GPT-VCC v1.2
Changed API for speech recognition and made recording manual instead of automatic (to avoid premature stopping)
Change Log
New Features
- Switched speech recognition API from Google speech recognition to OpenAI's Whisper. This change enables higher quality transcriptions and enables non-english speakers to communicate with the bot. So far I've tested German, Spanish, and Japanese -- all of which were properly recognized and transcribed.

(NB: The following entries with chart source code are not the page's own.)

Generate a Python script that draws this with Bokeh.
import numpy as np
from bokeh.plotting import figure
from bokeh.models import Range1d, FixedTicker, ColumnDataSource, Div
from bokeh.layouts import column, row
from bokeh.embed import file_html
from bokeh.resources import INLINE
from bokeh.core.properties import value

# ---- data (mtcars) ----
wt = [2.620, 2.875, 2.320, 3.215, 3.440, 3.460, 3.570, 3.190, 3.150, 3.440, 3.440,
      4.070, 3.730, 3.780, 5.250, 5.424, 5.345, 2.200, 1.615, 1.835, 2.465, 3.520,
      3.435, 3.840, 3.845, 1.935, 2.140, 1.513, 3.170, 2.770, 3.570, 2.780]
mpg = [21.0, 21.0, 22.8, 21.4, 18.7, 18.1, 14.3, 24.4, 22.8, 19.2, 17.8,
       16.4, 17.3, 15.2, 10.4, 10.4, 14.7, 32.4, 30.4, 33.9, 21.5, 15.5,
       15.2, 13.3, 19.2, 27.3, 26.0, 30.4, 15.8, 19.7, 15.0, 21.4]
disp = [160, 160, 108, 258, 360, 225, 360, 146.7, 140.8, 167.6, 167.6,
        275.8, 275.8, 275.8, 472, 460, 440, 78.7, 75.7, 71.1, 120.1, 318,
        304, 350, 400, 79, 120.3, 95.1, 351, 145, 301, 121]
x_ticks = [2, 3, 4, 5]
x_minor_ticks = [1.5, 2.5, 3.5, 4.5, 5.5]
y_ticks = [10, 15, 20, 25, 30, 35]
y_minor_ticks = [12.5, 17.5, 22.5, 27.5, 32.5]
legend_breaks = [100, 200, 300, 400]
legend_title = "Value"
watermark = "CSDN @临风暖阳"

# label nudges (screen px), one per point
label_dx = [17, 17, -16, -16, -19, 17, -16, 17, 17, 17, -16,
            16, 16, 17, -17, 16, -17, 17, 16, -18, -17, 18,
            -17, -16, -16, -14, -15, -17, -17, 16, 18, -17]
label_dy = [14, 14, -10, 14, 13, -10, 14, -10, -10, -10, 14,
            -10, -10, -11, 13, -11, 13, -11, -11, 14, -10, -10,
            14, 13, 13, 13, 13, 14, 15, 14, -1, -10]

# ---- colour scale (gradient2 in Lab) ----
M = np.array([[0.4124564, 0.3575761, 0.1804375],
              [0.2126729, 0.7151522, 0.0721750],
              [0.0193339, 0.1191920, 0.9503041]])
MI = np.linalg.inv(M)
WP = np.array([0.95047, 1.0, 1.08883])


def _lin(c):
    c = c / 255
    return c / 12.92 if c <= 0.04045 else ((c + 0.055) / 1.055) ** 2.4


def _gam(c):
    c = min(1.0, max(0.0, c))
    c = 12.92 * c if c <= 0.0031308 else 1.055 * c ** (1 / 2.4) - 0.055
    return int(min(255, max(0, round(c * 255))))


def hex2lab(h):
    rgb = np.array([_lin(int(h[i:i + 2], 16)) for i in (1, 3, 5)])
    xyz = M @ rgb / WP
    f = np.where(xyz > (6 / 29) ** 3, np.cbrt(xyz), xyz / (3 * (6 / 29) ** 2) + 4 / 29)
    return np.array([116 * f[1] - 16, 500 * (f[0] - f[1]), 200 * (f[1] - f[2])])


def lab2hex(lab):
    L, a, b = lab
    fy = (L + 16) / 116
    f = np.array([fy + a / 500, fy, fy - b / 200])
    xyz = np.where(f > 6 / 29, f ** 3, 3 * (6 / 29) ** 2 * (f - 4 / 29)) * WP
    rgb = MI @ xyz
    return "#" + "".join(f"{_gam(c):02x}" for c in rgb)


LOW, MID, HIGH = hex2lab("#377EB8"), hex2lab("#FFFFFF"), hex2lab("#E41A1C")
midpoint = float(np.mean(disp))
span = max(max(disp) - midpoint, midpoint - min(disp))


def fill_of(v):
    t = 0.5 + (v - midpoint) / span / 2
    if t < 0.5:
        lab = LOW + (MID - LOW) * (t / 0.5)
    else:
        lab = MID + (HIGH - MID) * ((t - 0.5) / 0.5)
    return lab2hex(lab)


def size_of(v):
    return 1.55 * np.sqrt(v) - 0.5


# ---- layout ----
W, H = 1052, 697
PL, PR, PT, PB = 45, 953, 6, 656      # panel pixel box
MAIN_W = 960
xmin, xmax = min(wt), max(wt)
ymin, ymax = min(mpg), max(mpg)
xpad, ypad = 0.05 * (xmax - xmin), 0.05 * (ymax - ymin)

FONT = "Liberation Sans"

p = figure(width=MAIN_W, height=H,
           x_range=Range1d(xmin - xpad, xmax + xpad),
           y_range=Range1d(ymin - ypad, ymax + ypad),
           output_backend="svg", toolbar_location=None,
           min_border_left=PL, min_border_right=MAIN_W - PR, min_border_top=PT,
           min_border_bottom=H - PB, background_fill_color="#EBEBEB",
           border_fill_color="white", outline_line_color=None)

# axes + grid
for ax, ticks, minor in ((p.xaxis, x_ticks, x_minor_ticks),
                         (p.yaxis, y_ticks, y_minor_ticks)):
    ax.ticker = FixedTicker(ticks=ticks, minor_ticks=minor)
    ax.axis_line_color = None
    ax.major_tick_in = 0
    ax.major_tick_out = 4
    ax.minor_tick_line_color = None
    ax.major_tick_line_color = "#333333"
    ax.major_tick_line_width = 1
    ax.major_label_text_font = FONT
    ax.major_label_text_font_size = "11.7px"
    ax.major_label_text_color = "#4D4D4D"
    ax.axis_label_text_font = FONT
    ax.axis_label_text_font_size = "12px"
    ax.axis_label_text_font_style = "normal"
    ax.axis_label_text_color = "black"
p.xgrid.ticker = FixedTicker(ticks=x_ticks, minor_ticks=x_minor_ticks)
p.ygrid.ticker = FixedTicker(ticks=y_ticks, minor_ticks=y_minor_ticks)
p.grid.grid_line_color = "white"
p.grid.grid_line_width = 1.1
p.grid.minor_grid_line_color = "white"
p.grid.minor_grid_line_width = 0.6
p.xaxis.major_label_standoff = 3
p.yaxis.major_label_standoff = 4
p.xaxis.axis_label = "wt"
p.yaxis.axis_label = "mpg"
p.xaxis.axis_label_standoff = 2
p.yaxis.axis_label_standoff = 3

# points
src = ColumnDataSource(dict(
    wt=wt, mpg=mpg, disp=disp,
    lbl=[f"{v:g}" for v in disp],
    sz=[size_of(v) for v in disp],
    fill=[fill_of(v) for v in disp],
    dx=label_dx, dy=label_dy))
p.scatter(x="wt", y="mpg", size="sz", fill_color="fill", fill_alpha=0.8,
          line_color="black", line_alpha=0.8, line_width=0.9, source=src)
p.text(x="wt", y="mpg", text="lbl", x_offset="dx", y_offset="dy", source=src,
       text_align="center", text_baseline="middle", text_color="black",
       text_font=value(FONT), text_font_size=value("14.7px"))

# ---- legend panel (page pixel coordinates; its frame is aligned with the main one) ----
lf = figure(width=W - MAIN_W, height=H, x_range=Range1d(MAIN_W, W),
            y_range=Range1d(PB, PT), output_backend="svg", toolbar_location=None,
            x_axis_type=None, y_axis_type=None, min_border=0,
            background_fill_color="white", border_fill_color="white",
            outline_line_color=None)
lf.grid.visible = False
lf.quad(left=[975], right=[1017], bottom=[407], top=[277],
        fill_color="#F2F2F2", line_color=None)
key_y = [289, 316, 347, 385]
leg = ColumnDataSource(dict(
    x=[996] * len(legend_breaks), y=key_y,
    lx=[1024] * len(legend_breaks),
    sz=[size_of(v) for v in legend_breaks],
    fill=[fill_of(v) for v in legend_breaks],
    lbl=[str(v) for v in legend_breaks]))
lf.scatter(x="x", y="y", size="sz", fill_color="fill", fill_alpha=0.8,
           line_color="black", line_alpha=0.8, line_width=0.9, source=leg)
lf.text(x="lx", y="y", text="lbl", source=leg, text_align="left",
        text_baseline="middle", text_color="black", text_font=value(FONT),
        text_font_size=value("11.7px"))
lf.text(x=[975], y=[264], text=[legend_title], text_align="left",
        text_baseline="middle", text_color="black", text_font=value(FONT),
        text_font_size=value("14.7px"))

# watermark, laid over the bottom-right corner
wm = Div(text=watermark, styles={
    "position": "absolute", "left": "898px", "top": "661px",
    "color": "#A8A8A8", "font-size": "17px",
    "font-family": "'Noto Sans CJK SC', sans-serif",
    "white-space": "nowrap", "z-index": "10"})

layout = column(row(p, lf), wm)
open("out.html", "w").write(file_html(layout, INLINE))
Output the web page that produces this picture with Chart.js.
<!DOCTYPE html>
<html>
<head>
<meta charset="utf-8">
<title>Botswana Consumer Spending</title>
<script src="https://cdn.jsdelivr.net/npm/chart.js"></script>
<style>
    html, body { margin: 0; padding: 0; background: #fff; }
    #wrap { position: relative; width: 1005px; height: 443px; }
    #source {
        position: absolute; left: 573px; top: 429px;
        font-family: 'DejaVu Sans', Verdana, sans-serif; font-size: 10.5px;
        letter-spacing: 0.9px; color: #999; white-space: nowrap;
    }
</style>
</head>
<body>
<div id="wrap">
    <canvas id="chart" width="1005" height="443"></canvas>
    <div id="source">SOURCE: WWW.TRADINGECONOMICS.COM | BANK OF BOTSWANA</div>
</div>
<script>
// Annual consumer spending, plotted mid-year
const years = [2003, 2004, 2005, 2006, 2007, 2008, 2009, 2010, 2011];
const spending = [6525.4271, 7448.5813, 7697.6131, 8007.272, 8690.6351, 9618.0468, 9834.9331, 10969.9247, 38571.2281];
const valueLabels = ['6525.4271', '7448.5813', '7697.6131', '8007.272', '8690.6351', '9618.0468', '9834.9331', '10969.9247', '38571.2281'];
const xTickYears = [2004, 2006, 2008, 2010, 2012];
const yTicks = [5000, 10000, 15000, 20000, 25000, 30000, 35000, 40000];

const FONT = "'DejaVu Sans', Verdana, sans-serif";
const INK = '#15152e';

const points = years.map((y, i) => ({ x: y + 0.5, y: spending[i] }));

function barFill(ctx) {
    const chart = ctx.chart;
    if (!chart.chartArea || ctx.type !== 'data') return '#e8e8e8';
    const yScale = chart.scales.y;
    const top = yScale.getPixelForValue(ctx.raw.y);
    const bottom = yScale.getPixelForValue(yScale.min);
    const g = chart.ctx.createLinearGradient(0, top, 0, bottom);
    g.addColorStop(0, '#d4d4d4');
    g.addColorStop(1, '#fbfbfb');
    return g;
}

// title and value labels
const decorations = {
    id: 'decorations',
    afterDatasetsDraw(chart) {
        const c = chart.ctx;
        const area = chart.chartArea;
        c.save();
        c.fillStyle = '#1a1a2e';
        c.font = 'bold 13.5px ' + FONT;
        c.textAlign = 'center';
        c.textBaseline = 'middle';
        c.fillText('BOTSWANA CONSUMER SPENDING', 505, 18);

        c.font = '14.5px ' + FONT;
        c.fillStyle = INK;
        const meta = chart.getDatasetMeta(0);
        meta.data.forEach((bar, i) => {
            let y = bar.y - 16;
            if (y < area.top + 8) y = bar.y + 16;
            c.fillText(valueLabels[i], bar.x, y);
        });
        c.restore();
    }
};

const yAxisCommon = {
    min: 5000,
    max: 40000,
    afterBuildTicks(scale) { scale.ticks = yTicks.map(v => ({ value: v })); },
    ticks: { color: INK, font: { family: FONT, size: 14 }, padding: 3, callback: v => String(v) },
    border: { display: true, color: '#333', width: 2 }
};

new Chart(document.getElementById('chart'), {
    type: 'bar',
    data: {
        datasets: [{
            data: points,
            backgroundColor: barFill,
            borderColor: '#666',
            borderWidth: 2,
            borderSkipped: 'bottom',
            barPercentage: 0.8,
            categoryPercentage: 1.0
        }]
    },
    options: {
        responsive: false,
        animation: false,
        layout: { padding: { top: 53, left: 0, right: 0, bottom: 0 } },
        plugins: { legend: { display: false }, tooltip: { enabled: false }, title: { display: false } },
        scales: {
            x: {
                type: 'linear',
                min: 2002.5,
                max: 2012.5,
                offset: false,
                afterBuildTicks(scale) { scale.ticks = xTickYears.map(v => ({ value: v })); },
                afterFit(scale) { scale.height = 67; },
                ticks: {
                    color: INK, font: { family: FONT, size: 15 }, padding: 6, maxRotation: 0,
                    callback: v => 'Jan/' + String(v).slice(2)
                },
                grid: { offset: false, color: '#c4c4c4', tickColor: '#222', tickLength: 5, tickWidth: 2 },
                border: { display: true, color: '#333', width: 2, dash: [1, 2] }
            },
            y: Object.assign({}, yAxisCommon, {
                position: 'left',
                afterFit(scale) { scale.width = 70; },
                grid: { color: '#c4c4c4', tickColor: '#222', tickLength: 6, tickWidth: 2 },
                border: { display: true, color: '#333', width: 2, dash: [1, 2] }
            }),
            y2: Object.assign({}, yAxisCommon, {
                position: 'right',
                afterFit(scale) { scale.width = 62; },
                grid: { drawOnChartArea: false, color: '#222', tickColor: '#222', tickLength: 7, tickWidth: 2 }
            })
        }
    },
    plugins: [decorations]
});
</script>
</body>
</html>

- Switched recording method from manual-trigger-automatic-stop to manual-trigger-manual-stop. This should help you speak for longer, think about what you're saying, and communicate more naturally. Trade off is that you'll have to press the space bar one more time.
- Added phrase commands to the GPTCLI help section (e.g. "please set tokens to ...").
- Changed message cancellation method from pressing 'p' to saying variations of 'cancel message'.
- Updated ElevenLabs TTS to use their new multilingual model. Now you can have the fancy TTS speak to you in languages like Spanish or German
Bug Fixes
- Fixed bug preventing the setting of tokens to a value that depends on the model being used.
- Fixed bugs associated with making the change to Whisper speech recognition and manual recording.
Controls
Keyboard
-
SPACEBAR: This starts and stops a recording. Whatever you say will be then transcribed and sent to GPT (if it passes filters) once you press space a second time.
-
ESCAPE: This exits without memorizing.
-
Q: This quits and has bot remember details about you and your conversations (data is saved in the text file called memories.txt)
-
P: This is a depreciated command to cancel a message. Now just say, "please cancel a message" while recording to cancel.
Voice Commands
-
Say 'please set tokens to #': When the bot recognizes this phrase, it will try to set the max_tokens of the reply to the value you specified.
-
Say 'speak like a robot': This will set all responses from GPT to be spoken with a robotic TTS program that works offline. In CLI mode, enter '!robospeak()' to toggle this mode.
-
Say 'stop speaking like a robot': This will revert bot's TTS to whatever you had before (either Google or ElevenLabs TTS). In CLI mode, enter '!robospeak()' to toggle this mode.
-
Say 'please display conversation': This will output your entire conversation to the terminal window.
-
Say 'please display memories': This will provide an output of all memories saved into long term storage.
-
Say 'please restore memory': This will attempt to repair the working memory of the bot by consolidating a certain number of memories from the long term storage .
-
Say 'please set preset to': This will set the preset (a text string given to AI at start of every conversation) for the bot. For example, the preset 'speak like a pirate' makes AI speak like a pirate. You can find example presets here: https://github.com/Adri6336/gpt-voice-conversation-chatbot/wiki/Example-Presets .
-
Say 'please reset preset': This will delete the preset you made.
-
Say 'please set name to': This will set the name of the bot to whatever you specify, so long as it is in accordance with OpenAI's usage policies. After setting name, the bot will refer to itself by the name you set.
-
Say 'please toggle gpt4': This will toggle between ChatGPT and GPT-4 models. On start up, your switch will be preserved. In CLI mode, enter '!gpt4()' to toggle the model.
-
Say 'please set creativity to': This will set the bot's default randomness to a value you specify between 1 and 15 (used to be 9). In CLI mode, use '!creativity(#)' where the # sign is a value between 0.01 and 1.5.
-
Say 'please list commands': This will have the bot list out the available commands for you.
-
Say 'please toggle ElevenLabs': This will toggle the bot's use of ElevenLabs TTS on and off. In CLI mode, use !11ai() to toggle it.
-
Say 'please cancel message': This will cancel the message, preventing it from being sent to GPT.